Closed aidant19 closed 3 years ago
Do you have a replay and JSON output where this is the case? The JSON output of the parser is used to process many replays a day in some node apps, where the max value of a number is 2^53 I believe and I haven't heard about any issues there (but maybe those apps discard non-steam and epic players).
https://github.com/Bakkes/CPPRP/commit/7a757b13334482b3be309bcd06cc315115383edd Looks like these IDs are supposed to be serialized to string already anyway. If you've got a replay where it serializes to a number that's too big please upload it here!
Here is the replay file and resulting JSON file that was produced: example.zip
Addendum: The value in question is: 14661134270990616052
Oh it's still serializing as a number in the header, interesting. Thanks for uploading the replay. I've gotta check to see if it breaks any production code that might rely on this but I doubt it. Will get back to this.
Alright, all unsigned long longs in the header will now be serialized as a string! You're probably going to run into issues when implementing logic for epic players as their onlineID is always 0 and you'll have to read the UniqueNetId data from the body instead of the header though.
I won't merge these changes to master for a while, but you can check-out and compile cb39768 or use the attached binaries which include this change. cpprp_binaries.zip
Thanks for the suggestion, let me know if there are any other issues!
Perfect! Thank you.
The case in which I found this to occur is in a replay where a unique identifier from a player came from the NNX platform.
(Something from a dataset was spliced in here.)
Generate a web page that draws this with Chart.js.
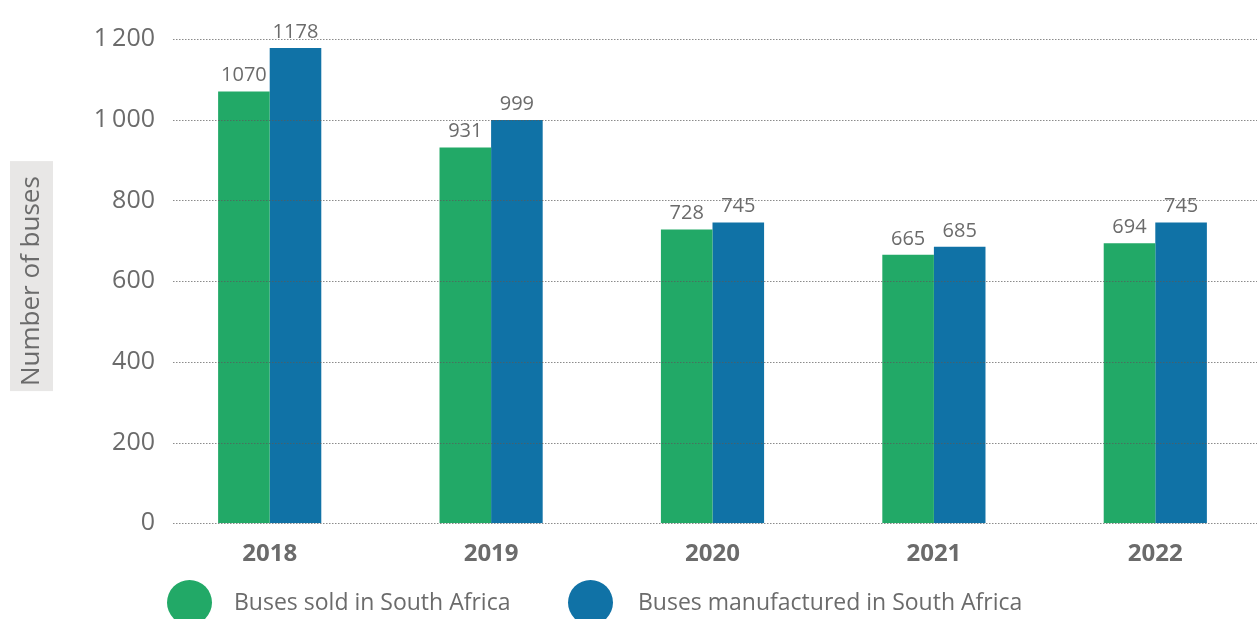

It seems the identifier is within the range of an unsigned long (2^64), but out of range for a signed long. This presents a potential interoperability issue in languages that do not support unsigned integers (I personally came across this in Java).
A potential fix would be to treat such IDs as a string.
Disclaimer: this is technically not out of spec for JSON, but I thought I'd document it anyway. If you choose to implement this fix my JSON parser will be happy, but since this is technically not a problem for C++ no worries if you would prefer to avoid potential complications like this. As well, this would technically not occur if the parser did not attempt to strictly convert data types.